## Material for this exercise:
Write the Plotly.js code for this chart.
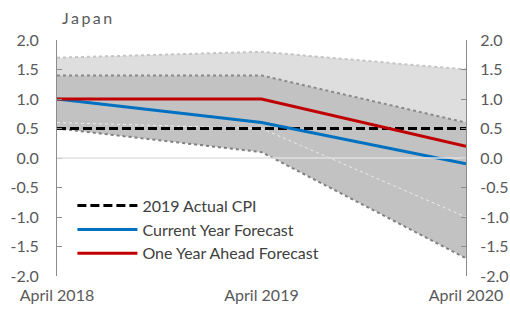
<!DOCTYPE html>
<html>
<head>
<meta charset="utf-8">
<script src="https://cdn.plot.ly/plotly-3.0.1.min.js"></script>
<style>
html,body{margin:0;padding:0;background:#fff;}
#chart{width:510px;height:312px;}
.gtitle{letter-spacing:2.5px;}
</style>
</head>
<body>
<div id="chart"></div>
<script>
// Data
const periods = ["April 2018", "April 2019", "April 2020"];
const outerUpper = [1.7, 1.8, 1.5];
const innerUpper = [1.4, 1.4, 0.6];
const innerLower = [0.5, 0.1, -1.7];
const outerLower = [0.6, 0.5, -1.0];
const actualCPI2019 = [0.5, 0.5, 0.5];
const currentYearForecast = [1.0, 0.6, -0.1];
const oneYearAheadForecast = [1.0, 1.0, 0.2];
const yTicks = [-2.0, -1.5, -1.0, -0.5, 0.0, 0.5, 1.0, 1.5, 2.0];
const yTickText = ["-2.0", "-1.5", "-1.0", "-0.5", "0.0", "0.5", "1.0", "1.5", "2.0"];

const traces = [
  {x: periods, y: outerUpper, type: 'scatter', mode: 'lines', showlegend: false, hoverinfo: 'skip',
   line: {color: '#c4c4c4', width: 2, dash: 'dot'}},
  {x: periods, y: innerUpper, type: 'scatter', mode: 'lines', showlegend: false, hoverinfo: 'skip',
   fill: 'tonexty', fillcolor: '#dedede', line: {color: '#8a8a8a', width: 2, dash: 'dot'}},
  {x: periods, y: innerLower, type: 'scatter', mode: 'lines', showlegend: false, hoverinfo: 'skip',
   fill: 'tonexty', fillcolor: '#c2c2c2', line: {color: '#808080', width: 2, dash: 'dot'}},
  {x: periods, y: outerLower, type: 'scatter', mode: 'lines', showlegend: false, hoverinfo: 'skip',
   line: {color: '#ececec', width: 1, dash: 'dot'}},
  {x: periods, y: actualCPI2019, type: 'scatter', mode: 'lines', name: '2019 Actual CPI',
   line: {color: '#000000', width: 3, dash: '9px,4px'}},
  {x: periods, y: currentYearForecast, type: 'scatter', mode: 'lines', name: 'Current Year Forecast',
   line: {color: '#0070C0', width: 3}},
  {x: periods, y: oneYearAheadForecast, type: 'scatter', mode: 'lines', name: 'One Year Ahead Forecast',
   line: {color: '#C00000', width: 3}},
  {x: periods, y: actualCPI2019, type: 'scatter', mode: 'lines', yaxis: 'y2', showlegend: false,
   hoverinfo: 'skip', line: {color: 'rgba(0,0,0,0)', width: 0}}
];

const tickFont = {family: 'Lato, "Open Sans", sans-serif', size: 16, color: '#595959'};

const layout = {
  width: 510, height: 312,
  margin: {l: 57, r: 44, t: 40, b: 36, pad: 0},
  paper_bgcolor: '#ffffff', plot_bgcolor: '#ffffff',
  showlegend: true,
  title: {text: 'Japan', font: {family: 'Lato, "Open Sans", sans-serif', size: 16, color: '#595959'},
          x: 62/510, xanchor: 'left', xref: 'container', y: 1 - 18/312, yanchor: 'middle', yref: 'container'},
  xaxis: {type: 'category', categoryorder: 'array', categoryarray: periods, range: [0, 2],
          showgrid: false, zeroline: false, showline: false, ticks: '', tickfont: tickFont,
          ticklabelstandoff: 8, fixedrange: true},
  yaxis: {range: [-2, 2], tickvals: yTicks, ticktext: yTickText, showgrid: false, zeroline: false,
          showline: true, linecolor: '#8c8c8c', linewidth: 1, ticks: 'inside', ticklen: 5,
          tickcolor: '#8c8c8c', tickfont: tickFont, ticklabelstandoff: 14},
  yaxis2: {range: [-2, 2], overlaying: 'y', side: 'right', tickvals: yTicks, ticktext: yTickText,
           showgrid: false, zeroline: false, showline: true, linecolor: '#8c8c8c', linewidth: 1,
           ticks: 'inside', ticklen: 5, tickcolor: '#8c8c8c', tickfont: tickFont, ticklabelstandoff: 10},
  shapes: [{type: 'line', xref: 'paper', x0: 0, x1: 1, yref: 'y', y0: 0, y1: 0, layer: 'above',
            line: {color: '#e0e0e0', width: 1.5}}],
  legend: {x: 0.111, y: 0.37, xanchor: 'left', yanchor: 'top', bgcolor: 'rgba(0,0,0,0)',
           traceorder: 'normal',
           font: {family: 'Lato, "Open Sans", sans-serif', size: 16, color: '#404040'},
           tracegroupgap: 0, itemwidth: 30}
};

Plotly.newPlot('chart', traces, layout, {staticPlot: true, displayModeBar: false}).then(function(gd){
  // lengthen legend line samples to match the reference style
  gd.querySelectorAll('.legend .scrollbox, .legend').forEach(function(el){
    el.removeAttribute('clip-path');
  });
  gd.querySelectorAll('.legend .legendlines path').forEach(function(p){
    p.setAttribute('d', 'M-25,0h60');
  });
});
</script>
</body>
</html>
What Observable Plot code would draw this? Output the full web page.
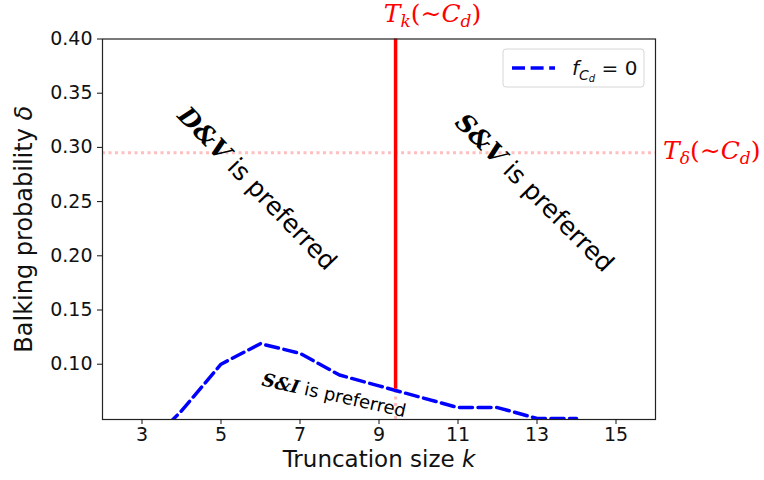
<!DOCTYPE html>
<html><head><meta charset="utf-8">
<script src="https://cdn.jsdelivr.net/npm/d3@7"></script>
<script src="https://cdn.jsdelivr.net/npm/@observablehq/plot@0.6"></script>
<style>body{margin:0;background:#fff;}</style>
</head><body><div id="chart"></div>
<script>
// ---- data ----
const kValues     = [3, 4, 5, 6, 7, 8, 9, 10, 11, 12, 13, 14];
const deltaValues = [0.020, 0.057, 0.100, 0.119, 0.110, 0.090, 0.080, 0.070, 0.060, 0.060, 0.050, 0.050];
const xTicks = [3, 5, 7, 9, 11, 13, 15];
const yTicks = [0.10, 0.15, 0.20, 0.25, 0.30, 0.35, 0.40];
const xDomain = [2, 16];
const yDomain = [0.049, 0.40];
const thresholdK = 9.42;
const thresholdDelta = 0.295;
const curveAtThresholdK = 0.077;
const regionHeads = ["D&V", "S&V", "S&I"];
const regionTail = " is preferred";
const regionX = [5.91, 12.93, 7.86];
const regionY = [0.262, 0.258, 0.071];
const regionRotate = [46, 45, 12.5];
const regionSize = [25, 25, 18];
const legendLabel = "f_{C_d} = 0";

const curve = kValues.map((k, i) => ({k, d: deltaValues[i]}));
const regions = regionHeads.map((h, i) => ({head: h, x: regionX[i], y: regionY[i], rotate: regionRotate[i], size: regionSize[i]}));

const RED = "#ff0000", BLUE = "#0000ff";

const plot = Plot.plot({
  width: 764, height: 480,
  marginLeft: 102, marginRight: 109, marginTop: 38.5, marginBottom: 61,
  x: {domain: xDomain},
  y: {domain: yDomain},
  style: {fontFamily: "DejaVu Sans", fontSize: "19px", color: "#111", background: "#fff", overflow: "visible"},
  marks: [
    Plot.ruleY([thresholdDelta], {stroke: RED, strokeOpacity: 0.25, strokeWidth: 3, strokeDasharray: "3,3.5"}),
    Plot.ruleX([thresholdK], {y1: yDomain[0], y2: curveAtThresholdK, stroke: RED, strokeOpacity: 0.25, strokeWidth: 3, strokeDasharray: "3,3.5"}),
    Plot.line(curve, {x: "k", y: "d", stroke: BLUE, strokeWidth: 3.5, strokeDasharray: "13,5.6", clip: true}),
    Plot.ruleX([thresholdK], {y1: curveAtThresholdK, y2: yDomain[1], stroke: RED, strokeWidth: 3.5}),
    Plot.frame({stroke: "#222", strokeWidth: 1.2}),
    Plot.axisX({ticks: xTicks, tickSize: 5, tickPadding: 3, fontSize: 19, label: null}),
    Plot.axisY({ticks: yTicks, tickSize: 5, tickPadding: 5, fontSize: 19, label: null, tickFormat: d3.format(".2f")}),
    Plot.text(["Truncation size k"], {frameAnchor: "bottom", dy: 47, fontSize: 23, textAnchor: "middle", ariaDescription: "xlabel"}),
    Plot.text(["Balking probability δ"], {frameAnchor: "left", dx: -78, rotate: -90, fontSize: 24, textAnchor: "middle", ariaDescription: "ylabel"}),
    Plot.text(regions, {x: "x", y: "y", text: d => d.head + regionTail, rotate: "rotate", fontSize: "size", textAnchor: "middle", lineAnchor: "middle", fill: "#000", ariaDescription: "region"}),
    Plot.text([thresholdK], {x: d => d - 0.3, y: yDomain[1] + 0.021, text: () => "Tk(~Cd)", textAnchor: "start", lineAnchor: "middle", fill: RED, clip: false, ariaDescription: "tk"}),
    Plot.text([thresholdDelta], {x: xDomain[1] + 0.19, y: d => d, text: () => "Tδ(~Cd)", textAnchor: "start", lineAnchor: "middle", fill: RED, clip: false, ariaDescription: "td"})
  ]
});
document.getElementById("chart").appendChild(plot);

// ---- rich text post-processing ----
function rich(el, segs) {
  const t = d3.select(el);
  t.text(null);
  for (const s of segs) {
    const ts = t.append("tspan").text(s.t);
    if (s.family) ts.attr("font-family", s.family);
    if (s.italic) ts.attr("font-style", "italic");
    if (s.bold) ts.attr("font-weight", "bold");
    if (s.size) ts.attr("font-size", s.size);
    if (s.dy) ts.attr("dy", s.dy);
  }
}
const svg = d3.select(plot);
const SERIF = "DejaVu Serif";
svg.selectAll('g[aria-description="xlabel"] text').each(function() {
  rich(this, [{t: "Truncation size "}, {t: "k", italic: true}]);
});
svg.selectAll('g[aria-description="ylabel"] text').each(function() {
  rich(this, [{t: "Balking probability "}, {t: "δ", italic: true}]);
});
svg.selectAll('g[aria-description="region"] text').each(function(_, i) {
  const r = regions[i];
  rich(this, [{t: r.head, family: SERIF, italic: true, bold: true}, {t: regionTail}]);
});
function thresholdLabel(el, sub) {
  rich(el, [
    {t: "T", family: SERIF, italic: true, size: 25},
    {t: sub, family: SERIF, italic: true, size: 17, dy: 5},
    {t: "(∼", family: SERIF, size: 25, dy: -5},
    {t: "C", family: SERIF, italic: true, size: 25},
    {t: "d", family: SERIF, italic: true, size: 17, dy: 5},
    {t: ")", family: SERIF, size: 25, dy: -5}
  ]);
}
svg.selectAll('g[aria-description="tk"] text').each(function() { thresholdLabel(this, "k"); });
svg.selectAll('g[aria-description="td"] text').each(function() { thresholdLabel(this, "δ"); });

// ---- legend (inside the frame, upper right) ----
const lg = svg.append("g").attr("aria-label", "legend");
lg.append("rect").attr("x", 503).attr("y", 49).attr("width", 141).attr("height", 38)
  .attr("rx", 3).attr("fill", "#fff").attr("fill-opacity", 0.8).attr("stroke", "#d6d6d6").attr("stroke-width", 1);
lg.append("line").attr("x1", 512).attr("x2", 555).attr("y1", 68).attr("y2", 68)
  .attr("stroke", BLUE).attr("stroke-width", 3.5).attr("stroke-dasharray", "13,5.6");
const lt = lg.append("text").attr("x", 572).attr("y", 68).attr("dy", "0.35em").attr("text-anchor", "start")
  .attr("font-family", "DejaVu Sans").attr("font-size", 20).attr("fill", "#111").text(legendLabel);
rich(lt.node(), [
  {t: "f", italic: true},
  {t: "C", italic: true, size: 14, dy: 4.5},
  {t: "d", italic: true, size: 10, dy: 2.5},
  {t: " = 0", size: 20, dy: -7}
]);
</script>
</body></html>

## What to do:
Establish how many lines of the records contain the string "chart" and state that number without elaboration.

## Reply:
6